-- start of Given material --

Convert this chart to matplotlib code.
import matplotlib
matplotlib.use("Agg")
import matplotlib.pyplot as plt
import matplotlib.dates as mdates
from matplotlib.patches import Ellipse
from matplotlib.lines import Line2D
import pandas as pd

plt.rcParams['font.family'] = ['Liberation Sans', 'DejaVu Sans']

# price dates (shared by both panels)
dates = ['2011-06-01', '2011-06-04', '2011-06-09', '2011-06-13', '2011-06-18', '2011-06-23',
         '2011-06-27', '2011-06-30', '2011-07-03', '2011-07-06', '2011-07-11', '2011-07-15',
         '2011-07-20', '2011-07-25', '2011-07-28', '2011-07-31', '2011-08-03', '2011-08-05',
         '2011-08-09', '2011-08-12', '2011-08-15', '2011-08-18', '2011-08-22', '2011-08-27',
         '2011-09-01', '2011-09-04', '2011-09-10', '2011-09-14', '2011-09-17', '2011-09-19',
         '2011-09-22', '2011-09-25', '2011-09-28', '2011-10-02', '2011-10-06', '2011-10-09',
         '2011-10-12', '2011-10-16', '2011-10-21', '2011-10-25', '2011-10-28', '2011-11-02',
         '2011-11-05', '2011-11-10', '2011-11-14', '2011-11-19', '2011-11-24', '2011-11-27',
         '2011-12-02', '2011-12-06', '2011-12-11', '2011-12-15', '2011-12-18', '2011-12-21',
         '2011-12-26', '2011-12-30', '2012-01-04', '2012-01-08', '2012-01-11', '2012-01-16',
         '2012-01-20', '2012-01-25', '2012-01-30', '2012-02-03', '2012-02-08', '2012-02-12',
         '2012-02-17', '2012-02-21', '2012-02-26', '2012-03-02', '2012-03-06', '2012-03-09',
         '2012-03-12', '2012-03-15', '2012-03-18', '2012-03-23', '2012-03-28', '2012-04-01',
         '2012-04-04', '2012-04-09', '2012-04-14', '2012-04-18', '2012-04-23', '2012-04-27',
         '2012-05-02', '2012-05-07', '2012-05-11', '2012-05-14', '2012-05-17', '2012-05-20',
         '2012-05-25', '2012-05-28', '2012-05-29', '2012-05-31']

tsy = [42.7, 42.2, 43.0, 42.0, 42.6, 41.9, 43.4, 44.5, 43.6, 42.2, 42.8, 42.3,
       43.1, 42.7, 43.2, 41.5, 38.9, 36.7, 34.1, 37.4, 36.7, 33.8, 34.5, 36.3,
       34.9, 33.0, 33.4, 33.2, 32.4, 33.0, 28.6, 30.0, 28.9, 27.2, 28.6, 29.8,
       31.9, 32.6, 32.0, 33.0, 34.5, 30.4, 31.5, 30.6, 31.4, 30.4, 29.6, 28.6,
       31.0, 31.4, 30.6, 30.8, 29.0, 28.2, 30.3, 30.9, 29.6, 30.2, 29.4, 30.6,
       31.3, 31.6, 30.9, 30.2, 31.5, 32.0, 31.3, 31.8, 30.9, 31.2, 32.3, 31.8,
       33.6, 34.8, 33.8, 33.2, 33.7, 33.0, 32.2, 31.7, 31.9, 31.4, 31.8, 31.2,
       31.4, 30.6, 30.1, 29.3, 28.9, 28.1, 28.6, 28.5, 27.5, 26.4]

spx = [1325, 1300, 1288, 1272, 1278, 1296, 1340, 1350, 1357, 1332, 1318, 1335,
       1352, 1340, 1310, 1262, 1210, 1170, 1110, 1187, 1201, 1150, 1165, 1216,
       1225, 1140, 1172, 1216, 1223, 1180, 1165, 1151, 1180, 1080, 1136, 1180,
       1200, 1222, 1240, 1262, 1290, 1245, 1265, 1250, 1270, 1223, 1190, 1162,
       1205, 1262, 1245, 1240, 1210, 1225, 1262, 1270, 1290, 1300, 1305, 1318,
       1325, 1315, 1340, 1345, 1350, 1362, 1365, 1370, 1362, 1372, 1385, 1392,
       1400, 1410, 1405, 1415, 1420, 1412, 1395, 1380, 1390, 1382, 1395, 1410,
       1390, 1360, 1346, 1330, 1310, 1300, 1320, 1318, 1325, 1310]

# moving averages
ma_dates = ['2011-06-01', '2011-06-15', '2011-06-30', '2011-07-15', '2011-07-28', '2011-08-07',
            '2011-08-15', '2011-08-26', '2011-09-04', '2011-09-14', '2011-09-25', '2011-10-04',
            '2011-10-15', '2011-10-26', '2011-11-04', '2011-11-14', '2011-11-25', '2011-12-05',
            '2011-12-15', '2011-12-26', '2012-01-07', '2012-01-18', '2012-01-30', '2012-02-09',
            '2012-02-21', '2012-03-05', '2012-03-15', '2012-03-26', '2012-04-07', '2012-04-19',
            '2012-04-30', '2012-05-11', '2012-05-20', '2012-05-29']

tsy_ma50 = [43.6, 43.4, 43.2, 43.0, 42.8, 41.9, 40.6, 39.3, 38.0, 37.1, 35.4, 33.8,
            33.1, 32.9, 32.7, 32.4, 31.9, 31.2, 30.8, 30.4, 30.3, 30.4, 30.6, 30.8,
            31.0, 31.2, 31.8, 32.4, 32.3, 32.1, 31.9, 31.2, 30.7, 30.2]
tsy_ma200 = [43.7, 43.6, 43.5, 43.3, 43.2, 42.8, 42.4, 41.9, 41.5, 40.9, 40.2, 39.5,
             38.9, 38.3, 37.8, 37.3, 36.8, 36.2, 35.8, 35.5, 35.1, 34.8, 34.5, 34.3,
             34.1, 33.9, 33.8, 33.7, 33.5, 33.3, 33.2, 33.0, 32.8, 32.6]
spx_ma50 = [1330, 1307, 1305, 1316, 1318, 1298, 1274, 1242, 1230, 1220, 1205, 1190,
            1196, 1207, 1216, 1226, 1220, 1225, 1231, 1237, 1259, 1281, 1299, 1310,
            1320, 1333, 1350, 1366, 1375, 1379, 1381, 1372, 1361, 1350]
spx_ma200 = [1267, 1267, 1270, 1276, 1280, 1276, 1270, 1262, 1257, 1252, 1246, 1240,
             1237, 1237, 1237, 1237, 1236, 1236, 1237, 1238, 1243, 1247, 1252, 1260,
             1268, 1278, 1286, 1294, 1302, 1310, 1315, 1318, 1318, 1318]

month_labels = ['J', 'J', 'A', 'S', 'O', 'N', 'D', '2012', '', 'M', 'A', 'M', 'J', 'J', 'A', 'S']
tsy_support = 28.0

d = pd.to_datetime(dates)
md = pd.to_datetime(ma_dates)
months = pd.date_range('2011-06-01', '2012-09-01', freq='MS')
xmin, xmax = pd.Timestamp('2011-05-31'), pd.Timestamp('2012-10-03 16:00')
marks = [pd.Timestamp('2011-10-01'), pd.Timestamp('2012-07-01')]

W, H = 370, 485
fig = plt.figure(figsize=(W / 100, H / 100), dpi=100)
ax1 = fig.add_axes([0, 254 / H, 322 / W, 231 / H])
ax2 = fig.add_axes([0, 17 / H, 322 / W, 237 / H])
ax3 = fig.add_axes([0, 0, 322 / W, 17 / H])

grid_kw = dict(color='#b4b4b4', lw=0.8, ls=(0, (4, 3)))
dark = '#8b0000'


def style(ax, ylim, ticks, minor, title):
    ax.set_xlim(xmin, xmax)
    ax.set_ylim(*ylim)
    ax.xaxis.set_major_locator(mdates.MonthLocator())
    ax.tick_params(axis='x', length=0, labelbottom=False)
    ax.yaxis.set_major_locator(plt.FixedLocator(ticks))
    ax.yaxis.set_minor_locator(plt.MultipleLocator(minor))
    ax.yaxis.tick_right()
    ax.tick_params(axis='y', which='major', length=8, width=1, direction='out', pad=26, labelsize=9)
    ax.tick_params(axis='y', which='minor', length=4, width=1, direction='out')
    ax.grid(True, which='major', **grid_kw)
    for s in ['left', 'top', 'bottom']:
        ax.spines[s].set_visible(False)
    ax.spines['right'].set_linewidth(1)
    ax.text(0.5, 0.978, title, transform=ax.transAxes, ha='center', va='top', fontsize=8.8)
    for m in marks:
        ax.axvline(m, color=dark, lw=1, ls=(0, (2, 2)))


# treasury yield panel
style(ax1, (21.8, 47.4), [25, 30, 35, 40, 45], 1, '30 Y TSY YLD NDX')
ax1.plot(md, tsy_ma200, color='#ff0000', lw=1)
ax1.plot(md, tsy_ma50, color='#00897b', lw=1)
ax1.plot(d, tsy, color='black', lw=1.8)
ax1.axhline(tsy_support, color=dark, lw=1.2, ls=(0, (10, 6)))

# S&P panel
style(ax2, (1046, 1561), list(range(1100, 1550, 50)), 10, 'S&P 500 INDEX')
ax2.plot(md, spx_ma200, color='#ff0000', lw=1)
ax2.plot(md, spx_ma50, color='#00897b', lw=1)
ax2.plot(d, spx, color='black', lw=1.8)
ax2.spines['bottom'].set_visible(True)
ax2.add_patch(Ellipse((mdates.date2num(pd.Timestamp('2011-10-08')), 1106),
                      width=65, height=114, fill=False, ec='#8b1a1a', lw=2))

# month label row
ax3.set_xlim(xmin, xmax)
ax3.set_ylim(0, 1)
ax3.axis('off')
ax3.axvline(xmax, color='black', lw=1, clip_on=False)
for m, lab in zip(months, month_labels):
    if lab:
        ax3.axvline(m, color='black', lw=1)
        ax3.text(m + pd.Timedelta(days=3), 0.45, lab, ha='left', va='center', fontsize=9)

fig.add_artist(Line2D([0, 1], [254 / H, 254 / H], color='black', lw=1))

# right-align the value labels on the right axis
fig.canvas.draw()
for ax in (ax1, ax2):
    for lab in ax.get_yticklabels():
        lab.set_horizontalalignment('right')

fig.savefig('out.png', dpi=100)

-- end of Given material --

◆ Given instruction: From the first line of the data through the line with "plt.rcParams['font.family'] = ['Liberation", quote each line exactly and add nothing else.

◆ Exercise answer:
Convert this chart to matplotlib code.
import matplotlib
matplotlib.use("Agg")
import matplotlib.pyplot as plt
import matplotlib.dates as mdates
from matplotlib.patches import Ellipse
from matplotlib.lines import Line2D
import pandas as pd

plt.rcParams['font.family'] = ['Liberation Sans', 'DejaVu Sans']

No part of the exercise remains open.